Stated task:
Print the records below word for word, but leave out the pictures.

Dataset rows:
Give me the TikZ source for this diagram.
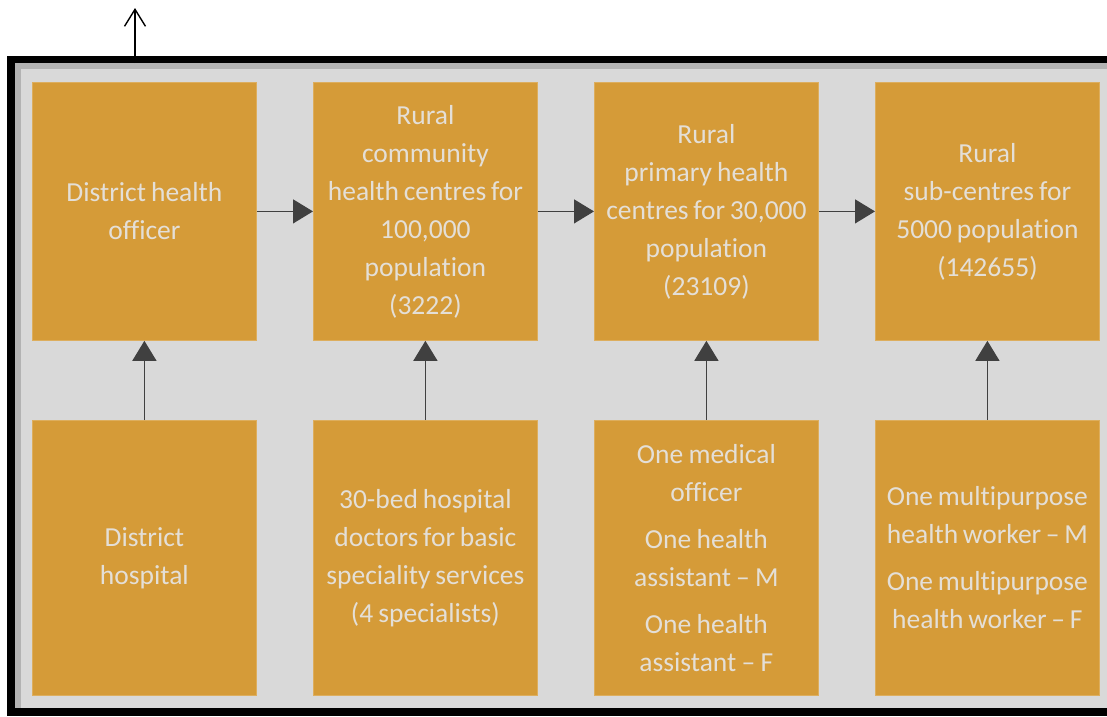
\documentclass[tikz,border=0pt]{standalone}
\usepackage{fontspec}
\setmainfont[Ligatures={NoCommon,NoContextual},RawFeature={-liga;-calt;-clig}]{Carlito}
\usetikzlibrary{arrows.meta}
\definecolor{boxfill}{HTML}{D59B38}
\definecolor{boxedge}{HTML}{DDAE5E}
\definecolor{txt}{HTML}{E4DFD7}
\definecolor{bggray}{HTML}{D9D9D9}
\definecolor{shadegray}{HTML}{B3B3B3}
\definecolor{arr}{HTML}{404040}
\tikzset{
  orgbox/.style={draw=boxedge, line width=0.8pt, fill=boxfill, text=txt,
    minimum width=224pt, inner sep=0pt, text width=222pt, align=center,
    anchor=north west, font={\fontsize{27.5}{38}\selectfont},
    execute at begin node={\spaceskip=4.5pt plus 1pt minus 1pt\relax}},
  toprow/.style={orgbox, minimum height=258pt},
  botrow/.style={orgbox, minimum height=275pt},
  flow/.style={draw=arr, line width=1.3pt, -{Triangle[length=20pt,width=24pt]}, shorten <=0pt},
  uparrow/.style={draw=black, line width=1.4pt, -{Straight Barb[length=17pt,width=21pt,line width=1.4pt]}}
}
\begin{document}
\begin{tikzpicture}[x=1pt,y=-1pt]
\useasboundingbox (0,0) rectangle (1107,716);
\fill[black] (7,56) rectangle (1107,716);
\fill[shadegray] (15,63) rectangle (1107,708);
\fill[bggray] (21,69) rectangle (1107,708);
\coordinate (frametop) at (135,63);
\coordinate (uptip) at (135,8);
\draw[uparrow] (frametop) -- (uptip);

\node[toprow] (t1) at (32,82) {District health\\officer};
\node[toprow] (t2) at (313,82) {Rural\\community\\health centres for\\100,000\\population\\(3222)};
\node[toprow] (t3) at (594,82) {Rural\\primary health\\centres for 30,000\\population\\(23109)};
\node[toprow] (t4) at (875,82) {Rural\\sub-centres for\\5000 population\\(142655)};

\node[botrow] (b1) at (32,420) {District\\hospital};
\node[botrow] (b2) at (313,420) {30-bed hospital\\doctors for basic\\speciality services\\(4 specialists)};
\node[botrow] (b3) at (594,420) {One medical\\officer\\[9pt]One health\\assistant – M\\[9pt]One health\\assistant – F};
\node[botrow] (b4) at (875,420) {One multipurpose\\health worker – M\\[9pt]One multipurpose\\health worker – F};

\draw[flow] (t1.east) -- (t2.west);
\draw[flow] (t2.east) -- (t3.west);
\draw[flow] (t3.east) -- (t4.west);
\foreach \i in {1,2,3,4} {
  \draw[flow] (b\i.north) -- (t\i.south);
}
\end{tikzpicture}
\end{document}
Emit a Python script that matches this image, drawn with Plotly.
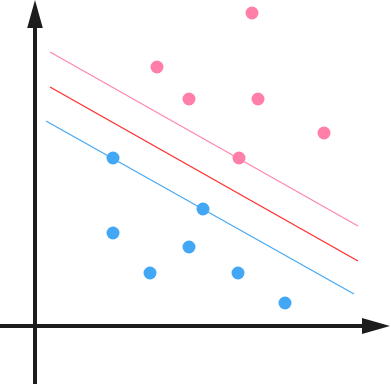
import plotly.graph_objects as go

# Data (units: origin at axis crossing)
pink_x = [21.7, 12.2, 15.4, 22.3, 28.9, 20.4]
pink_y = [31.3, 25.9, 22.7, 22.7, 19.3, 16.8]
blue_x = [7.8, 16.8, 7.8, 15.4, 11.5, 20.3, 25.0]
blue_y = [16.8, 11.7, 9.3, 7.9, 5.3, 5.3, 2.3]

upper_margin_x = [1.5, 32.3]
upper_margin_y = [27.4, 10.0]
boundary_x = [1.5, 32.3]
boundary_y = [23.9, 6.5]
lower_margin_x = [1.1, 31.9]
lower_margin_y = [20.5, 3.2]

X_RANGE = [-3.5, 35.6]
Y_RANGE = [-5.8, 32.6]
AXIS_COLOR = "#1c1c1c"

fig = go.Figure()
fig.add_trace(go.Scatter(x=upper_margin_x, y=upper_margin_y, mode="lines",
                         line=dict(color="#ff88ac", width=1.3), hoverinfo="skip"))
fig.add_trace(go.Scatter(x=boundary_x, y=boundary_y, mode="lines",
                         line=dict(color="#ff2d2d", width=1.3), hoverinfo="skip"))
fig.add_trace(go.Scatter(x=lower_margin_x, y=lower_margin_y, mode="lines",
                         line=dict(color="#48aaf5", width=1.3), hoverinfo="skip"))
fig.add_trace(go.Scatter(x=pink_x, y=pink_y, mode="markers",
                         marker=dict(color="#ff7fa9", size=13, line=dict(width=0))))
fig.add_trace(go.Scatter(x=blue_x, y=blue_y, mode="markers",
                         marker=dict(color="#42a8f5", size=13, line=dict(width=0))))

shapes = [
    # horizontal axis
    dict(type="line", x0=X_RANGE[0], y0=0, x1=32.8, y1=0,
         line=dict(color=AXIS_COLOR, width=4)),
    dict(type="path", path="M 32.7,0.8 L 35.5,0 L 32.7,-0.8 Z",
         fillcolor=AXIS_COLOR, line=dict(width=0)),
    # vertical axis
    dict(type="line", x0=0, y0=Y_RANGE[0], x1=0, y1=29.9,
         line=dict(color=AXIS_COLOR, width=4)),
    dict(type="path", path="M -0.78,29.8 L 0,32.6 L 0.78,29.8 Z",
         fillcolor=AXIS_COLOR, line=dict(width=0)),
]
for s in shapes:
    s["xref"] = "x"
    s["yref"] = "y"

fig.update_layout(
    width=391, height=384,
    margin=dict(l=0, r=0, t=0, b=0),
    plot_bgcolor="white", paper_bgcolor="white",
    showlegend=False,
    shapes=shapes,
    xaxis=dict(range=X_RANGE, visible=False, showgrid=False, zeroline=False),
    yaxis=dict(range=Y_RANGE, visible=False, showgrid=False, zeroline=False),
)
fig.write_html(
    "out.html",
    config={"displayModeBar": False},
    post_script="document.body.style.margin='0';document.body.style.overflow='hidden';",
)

Task response:
Give me the TikZ source for this diagram.
\documentclass[tikz,border=0pt]{standalone}
\usepackage{fontspec}
\setmainfont[Ligatures={NoCommon,NoContextual},RawFeature={-liga;-calt;-clig}]{Carlito}
\usetikzlibrary{arrows.meta}
\definecolor{boxfill}{HTML}{D59B38}
\definecolor{boxedge}{HTML}{DDAE5E}
\definecolor{txt}{HTML}{E4DFD7}
\definecolor{bggray}{HTML}{D9D9D9}
\definecolor{shadegray}{HTML}{B3B3B3}
\definecolor{arr}{HTML}{404040}
\tikzset{
  orgbox/.style={draw=boxedge, line width=0.8pt, fill=boxfill, text=txt,
    minimum width=224pt, inner sep=0pt, text width=222pt, align=center,
    anchor=north west, font={\fontsize{27.5}{38}\selectfont},
    execute at begin node={\spaceskip=4.5pt plus 1pt minus 1pt\relax}},
  toprow/.style={orgbox, minimum height=258pt},
  botrow/.style={orgbox, minimum height=275pt},
  flow/.style={draw=arr, line width=1.3pt, -{Triangle[length=20pt,width=24pt]}, shorten <=0pt},
  uparrow/.style={draw=black, line width=1.4pt, -{Straight Barb[length=17pt,width=21pt,line width=1.4pt]}}
}
\begin{document}
\begin{tikzpicture}[x=1pt,y=-1pt]
\useasboundingbox (0,0) rectangle (1107,716);
\fill[black] (7,56) rectangle (1107,716);
\fill[shadegray] (15,63) rectangle (1107,708);
\fill[bggray] (21,69) rectangle (1107,708);
\coordinate (frametop) at (135,63);
\coordinate (uptip) at (135,8);
\draw[uparrow] (frametop) -- (uptip);

\node[toprow] (t1) at (32,82) {District health\\officer};
\node[toprow] (t2) at (313,82) {Rural\\community\\health centres for\\100,000\\population\\(3222)};
\node[toprow] (t3) at (594,82) {Rural\\primary health\\centres for 30,000\\population\\(23109)};
\node[toprow] (t4) at (875,82) {Rural\\sub-centres for\\5000 population\\(142655)};

\node[botrow] (b1) at (32,420) {District\\hospital};
\node[botrow] (b2) at (313,420) {30-bed hospital\\doctors for basic\\speciality services\\(4 specialists)};
\node[botrow] (b3) at (594,420) {One medical\\officer\\[9pt]One health\\assistant – M\\[9pt]One health\\assistant – F};
\node[botrow] (b4) at (875,420) {One multipurpose\\health worker – M\\[9pt]One multipurpose\\health worker – F};

\draw[flow] (t1.east) -- (t2.west);
\draw[flow] (t2.east) -- (t3.west);
\draw[flow] (t3.east) -- (t4.west);
\foreach \i in {1,2,3,4} {
  \draw[flow] (b\i.north) -- (t\i.south);
}
\end{tikzpicture}
\end{document}
Emit a Python script that matches this image, drawn with Plotly.
import plotly.graph_objects as go

# Data (units: origin at axis crossing)
pink_x = [21.7, 12.2, 15.4, 22.3, 28.9, 20.4]
pink_y = [31.3, 25.9, 22.7, 22.7, 19.3, 16.8]
blue_x = [7.8, 16.8, 7.8, 15.4, 11.5, 20.3, 25.0]
blue_y = [16.8, 11.7, 9.3, 7.9, 5.3, 5.3, 2.3]

upper_margin_x = [1.5, 32.3]
upper_margin_y = [27.4, 10.0]
boundary_x = [1.5, 32.3]
boundary_y = [23.9, 6.5]
lower_margin_x = [1.1, 31.9]
lower_margin_y = [20.5, 3.2]

X_RANGE = [-3.5, 35.6]
Y_RANGE = [-5.8, 32.6]
AXIS_COLOR = "#1c1c1c"

fig = go.Figure()
fig.add_trace(go.Scatter(x=upper_margin_x, y=upper_margin_y, mode="lines",
                         line=dict(color="#ff88ac", width=1.3), hoverinfo="skip"))
fig.add_trace(go.Scatter(x=boundary_x, y=boundary_y, mode="lines",
                         line=dict(color="#ff2d2d", width=1.3), hoverinfo="skip"))
fig.add_trace(go.Scatter(x=lower_margin_x, y=lower_margin_y, mode="lines",
                         line=dict(color="#48aaf5", width=1.3), hoverinfo="skip"))
fig.add_trace(go.Scatter(x=pink_x, y=pink_y, mode="markers",
                         marker=dict(color="#ff7fa9", size=13, line=dict(width=0))))
fig.add_trace(go.Scatter(x=blue_x, y=blue_y, mode="markers",
                         marker=dict(color="#42a8f5", size=13, line=dict(width=0))))

shapes = [
    # horizontal axis
    dict(type="line", x0=X_RANGE[0], y0=0, x1=32.8, y1=0,
         line=dict(color=AXIS_COLOR, width=4)),
    dict(type="path", path="M 32.7,0.8 L 35.5,0 L 32.7,-0.8 Z",
         fillcolor=AXIS_COLOR, line=dict(width=0)),
    # vertical axis
    dict(type="line", x0=0, y0=Y_RANGE[0], x1=0, y1=29.9,
         line=dict(color=AXIS_COLOR, width=4)),
    dict(type="path", path="M -0.78,29.8 L 0,32.6 L 0.78,29.8 Z",
         fillcolor=AXIS_COLOR, line=dict(width=0)),
]
for s in shapes:
    s["xref"] = "x"
    s["yref"] = "y"

fig.update_layout(
    width=391, height=384,
    margin=dict(l=0, r=0, t=0, b=0),
    plot_bgcolor="white", paper_bgcolor="white",
    showlegend=False,
    shapes=shapes,
    xaxis=dict(range=X_RANGE, visible=False, showgrid=False, zeroline=False),
    yaxis=dict(range=Y_RANGE, visible=False, showgrid=False, zeroline=False),
)
fig.write_html(
    "out.html",
    config={"displayModeBar": False},
    post_script="document.body.style.margin='0';document.body.style.overflow='hidden';",
)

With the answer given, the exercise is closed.